Problem
Consider the records below. How many of their lines include the word "this"? State the number and nothing else.

Saved entries

-------

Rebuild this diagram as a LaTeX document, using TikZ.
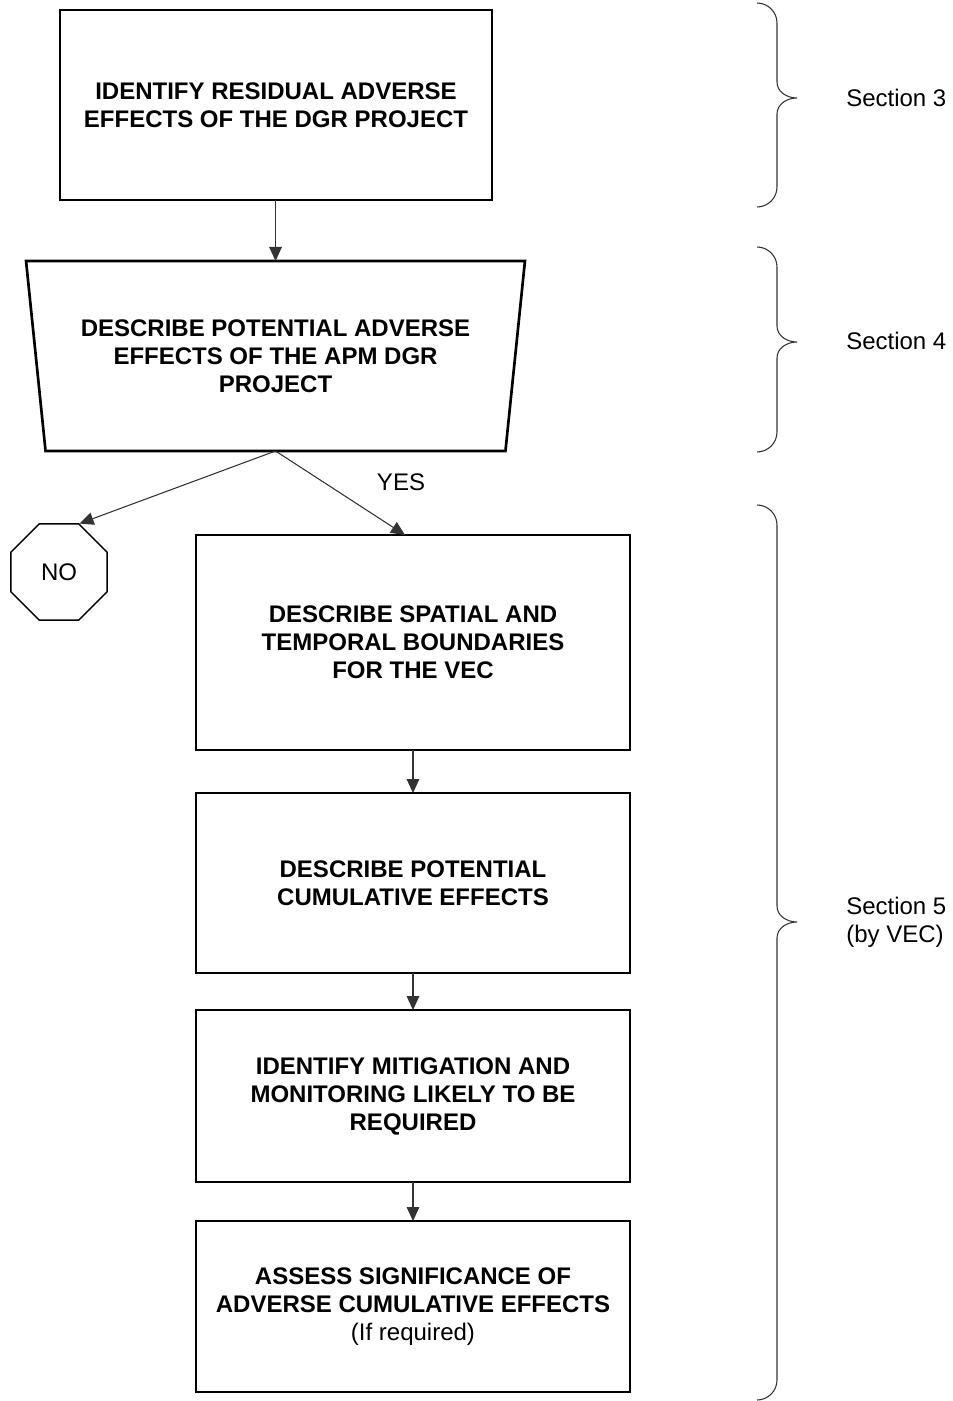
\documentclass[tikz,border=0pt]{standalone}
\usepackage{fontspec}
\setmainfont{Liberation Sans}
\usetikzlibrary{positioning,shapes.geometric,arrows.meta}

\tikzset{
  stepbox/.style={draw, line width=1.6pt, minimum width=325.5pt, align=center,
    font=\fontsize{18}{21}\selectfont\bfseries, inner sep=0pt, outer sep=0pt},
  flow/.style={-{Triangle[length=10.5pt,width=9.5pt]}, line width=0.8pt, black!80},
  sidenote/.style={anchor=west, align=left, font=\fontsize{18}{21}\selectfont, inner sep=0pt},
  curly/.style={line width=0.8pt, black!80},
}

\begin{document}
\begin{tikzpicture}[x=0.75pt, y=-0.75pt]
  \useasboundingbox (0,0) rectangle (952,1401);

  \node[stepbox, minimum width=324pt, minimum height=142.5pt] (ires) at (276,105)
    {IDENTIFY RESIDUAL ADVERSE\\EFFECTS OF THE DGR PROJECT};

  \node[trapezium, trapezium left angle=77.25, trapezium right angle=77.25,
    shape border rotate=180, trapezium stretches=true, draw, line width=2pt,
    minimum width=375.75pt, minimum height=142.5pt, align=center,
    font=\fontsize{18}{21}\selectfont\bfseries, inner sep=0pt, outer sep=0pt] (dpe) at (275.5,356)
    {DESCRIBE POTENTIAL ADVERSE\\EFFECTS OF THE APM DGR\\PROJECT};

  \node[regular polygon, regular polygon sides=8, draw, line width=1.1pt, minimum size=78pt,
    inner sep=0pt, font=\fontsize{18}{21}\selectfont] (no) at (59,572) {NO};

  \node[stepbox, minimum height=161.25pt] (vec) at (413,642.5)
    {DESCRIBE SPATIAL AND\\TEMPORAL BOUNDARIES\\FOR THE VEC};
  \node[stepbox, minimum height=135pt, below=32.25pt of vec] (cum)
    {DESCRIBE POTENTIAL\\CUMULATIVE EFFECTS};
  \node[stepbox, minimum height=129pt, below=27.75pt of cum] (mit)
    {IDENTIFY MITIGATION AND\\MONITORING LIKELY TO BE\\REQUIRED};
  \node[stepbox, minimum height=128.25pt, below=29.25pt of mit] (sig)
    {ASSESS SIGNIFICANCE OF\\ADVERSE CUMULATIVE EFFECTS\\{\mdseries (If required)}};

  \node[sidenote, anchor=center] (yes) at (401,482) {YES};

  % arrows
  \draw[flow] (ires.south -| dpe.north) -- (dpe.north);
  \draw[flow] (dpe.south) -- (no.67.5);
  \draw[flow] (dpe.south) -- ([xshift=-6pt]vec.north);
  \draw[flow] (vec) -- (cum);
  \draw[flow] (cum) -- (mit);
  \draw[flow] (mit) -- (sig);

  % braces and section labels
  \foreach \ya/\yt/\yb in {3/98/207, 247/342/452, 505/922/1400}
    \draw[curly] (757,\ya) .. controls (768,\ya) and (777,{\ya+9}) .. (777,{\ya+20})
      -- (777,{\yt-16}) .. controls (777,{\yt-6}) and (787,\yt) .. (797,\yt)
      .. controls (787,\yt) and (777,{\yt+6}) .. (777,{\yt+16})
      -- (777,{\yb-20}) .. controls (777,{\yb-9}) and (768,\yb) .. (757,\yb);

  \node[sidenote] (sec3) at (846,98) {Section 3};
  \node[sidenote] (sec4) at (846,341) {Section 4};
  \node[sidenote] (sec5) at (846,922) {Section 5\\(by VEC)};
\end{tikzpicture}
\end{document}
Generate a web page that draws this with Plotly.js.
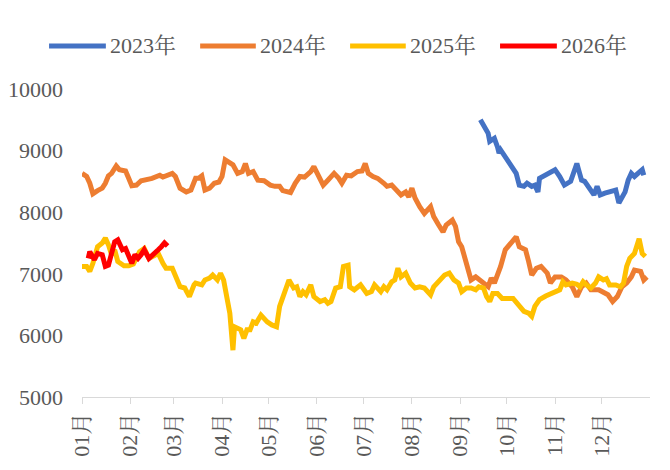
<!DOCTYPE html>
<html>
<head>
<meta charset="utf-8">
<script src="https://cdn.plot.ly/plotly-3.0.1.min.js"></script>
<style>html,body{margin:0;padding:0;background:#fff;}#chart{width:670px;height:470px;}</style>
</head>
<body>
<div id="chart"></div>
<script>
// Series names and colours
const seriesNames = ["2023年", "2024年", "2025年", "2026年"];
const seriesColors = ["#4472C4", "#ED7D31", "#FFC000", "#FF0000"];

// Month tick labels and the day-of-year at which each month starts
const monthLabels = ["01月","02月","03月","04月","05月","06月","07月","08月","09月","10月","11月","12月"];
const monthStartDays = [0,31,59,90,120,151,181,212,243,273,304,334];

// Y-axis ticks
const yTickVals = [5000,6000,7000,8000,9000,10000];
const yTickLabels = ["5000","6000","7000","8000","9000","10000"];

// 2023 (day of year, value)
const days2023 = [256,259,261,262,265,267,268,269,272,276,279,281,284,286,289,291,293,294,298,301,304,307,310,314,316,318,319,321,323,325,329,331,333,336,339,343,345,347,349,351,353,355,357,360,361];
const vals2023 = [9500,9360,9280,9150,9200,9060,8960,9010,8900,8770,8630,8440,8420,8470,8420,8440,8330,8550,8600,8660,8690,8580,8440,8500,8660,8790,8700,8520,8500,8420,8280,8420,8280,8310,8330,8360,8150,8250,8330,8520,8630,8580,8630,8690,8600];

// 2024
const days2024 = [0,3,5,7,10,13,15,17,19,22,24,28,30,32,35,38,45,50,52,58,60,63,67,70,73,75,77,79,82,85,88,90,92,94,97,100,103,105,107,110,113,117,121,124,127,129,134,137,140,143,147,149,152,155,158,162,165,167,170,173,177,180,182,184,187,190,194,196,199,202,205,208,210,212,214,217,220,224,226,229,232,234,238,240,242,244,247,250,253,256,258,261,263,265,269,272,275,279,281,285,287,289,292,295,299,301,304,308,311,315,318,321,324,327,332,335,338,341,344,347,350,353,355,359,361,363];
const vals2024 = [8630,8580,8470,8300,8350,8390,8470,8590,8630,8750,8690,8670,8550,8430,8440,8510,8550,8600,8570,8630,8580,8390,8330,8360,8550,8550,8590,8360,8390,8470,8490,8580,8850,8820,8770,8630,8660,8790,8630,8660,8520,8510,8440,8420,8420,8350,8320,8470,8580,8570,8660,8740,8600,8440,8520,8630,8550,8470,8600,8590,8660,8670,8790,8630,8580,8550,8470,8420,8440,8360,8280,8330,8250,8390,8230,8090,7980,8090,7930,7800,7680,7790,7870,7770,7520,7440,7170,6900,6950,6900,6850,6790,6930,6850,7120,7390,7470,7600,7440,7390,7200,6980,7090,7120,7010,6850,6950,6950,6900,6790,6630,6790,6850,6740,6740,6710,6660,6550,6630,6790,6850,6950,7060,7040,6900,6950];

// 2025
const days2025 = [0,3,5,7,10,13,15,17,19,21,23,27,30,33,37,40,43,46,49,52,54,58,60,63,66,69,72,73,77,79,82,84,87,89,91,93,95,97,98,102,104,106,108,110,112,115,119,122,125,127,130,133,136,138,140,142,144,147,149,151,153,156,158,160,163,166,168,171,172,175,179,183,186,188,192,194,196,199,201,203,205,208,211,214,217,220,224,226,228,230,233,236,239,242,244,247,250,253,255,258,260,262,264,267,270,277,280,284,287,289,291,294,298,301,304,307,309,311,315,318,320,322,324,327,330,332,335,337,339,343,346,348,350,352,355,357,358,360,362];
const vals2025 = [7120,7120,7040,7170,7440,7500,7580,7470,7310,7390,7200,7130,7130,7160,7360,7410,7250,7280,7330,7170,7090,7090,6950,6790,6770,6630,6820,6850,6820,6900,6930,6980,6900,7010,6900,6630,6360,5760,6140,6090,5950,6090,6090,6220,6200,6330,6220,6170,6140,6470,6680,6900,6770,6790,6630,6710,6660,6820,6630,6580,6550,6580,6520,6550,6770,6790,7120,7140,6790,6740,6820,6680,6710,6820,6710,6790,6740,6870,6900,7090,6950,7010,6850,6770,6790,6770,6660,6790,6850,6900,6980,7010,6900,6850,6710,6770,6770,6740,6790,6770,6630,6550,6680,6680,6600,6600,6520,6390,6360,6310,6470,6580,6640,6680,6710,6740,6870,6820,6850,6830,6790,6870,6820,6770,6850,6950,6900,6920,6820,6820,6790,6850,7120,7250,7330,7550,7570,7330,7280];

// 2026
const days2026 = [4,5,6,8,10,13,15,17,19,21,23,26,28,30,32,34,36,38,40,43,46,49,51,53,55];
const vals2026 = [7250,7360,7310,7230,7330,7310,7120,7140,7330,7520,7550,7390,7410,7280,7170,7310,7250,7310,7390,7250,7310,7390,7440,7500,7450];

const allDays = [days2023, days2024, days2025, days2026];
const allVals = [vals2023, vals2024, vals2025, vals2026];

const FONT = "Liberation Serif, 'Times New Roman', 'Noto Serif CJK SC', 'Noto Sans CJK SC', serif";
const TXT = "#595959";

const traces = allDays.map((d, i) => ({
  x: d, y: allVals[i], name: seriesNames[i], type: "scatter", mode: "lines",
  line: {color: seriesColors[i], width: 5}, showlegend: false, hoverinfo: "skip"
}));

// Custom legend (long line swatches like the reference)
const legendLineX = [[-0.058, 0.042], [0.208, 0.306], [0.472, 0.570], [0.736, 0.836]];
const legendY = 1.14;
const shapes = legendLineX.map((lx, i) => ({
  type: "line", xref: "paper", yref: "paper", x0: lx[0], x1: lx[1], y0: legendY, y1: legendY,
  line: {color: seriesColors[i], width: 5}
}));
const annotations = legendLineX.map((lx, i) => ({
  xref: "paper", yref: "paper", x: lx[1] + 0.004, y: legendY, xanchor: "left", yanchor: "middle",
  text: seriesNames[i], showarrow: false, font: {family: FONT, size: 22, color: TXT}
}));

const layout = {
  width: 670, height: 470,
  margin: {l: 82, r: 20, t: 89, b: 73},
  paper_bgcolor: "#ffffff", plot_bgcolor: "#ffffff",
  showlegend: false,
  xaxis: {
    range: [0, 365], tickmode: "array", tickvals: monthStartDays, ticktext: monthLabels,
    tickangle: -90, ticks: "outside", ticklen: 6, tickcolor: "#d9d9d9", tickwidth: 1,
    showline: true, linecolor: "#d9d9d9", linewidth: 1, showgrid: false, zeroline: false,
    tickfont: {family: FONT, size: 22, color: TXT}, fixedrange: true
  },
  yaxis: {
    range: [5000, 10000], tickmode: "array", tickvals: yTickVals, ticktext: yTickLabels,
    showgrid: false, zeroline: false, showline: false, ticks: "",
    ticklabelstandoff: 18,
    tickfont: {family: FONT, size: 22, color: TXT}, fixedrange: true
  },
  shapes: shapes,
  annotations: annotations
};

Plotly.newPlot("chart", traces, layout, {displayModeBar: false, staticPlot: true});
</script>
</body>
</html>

-------

The answer
2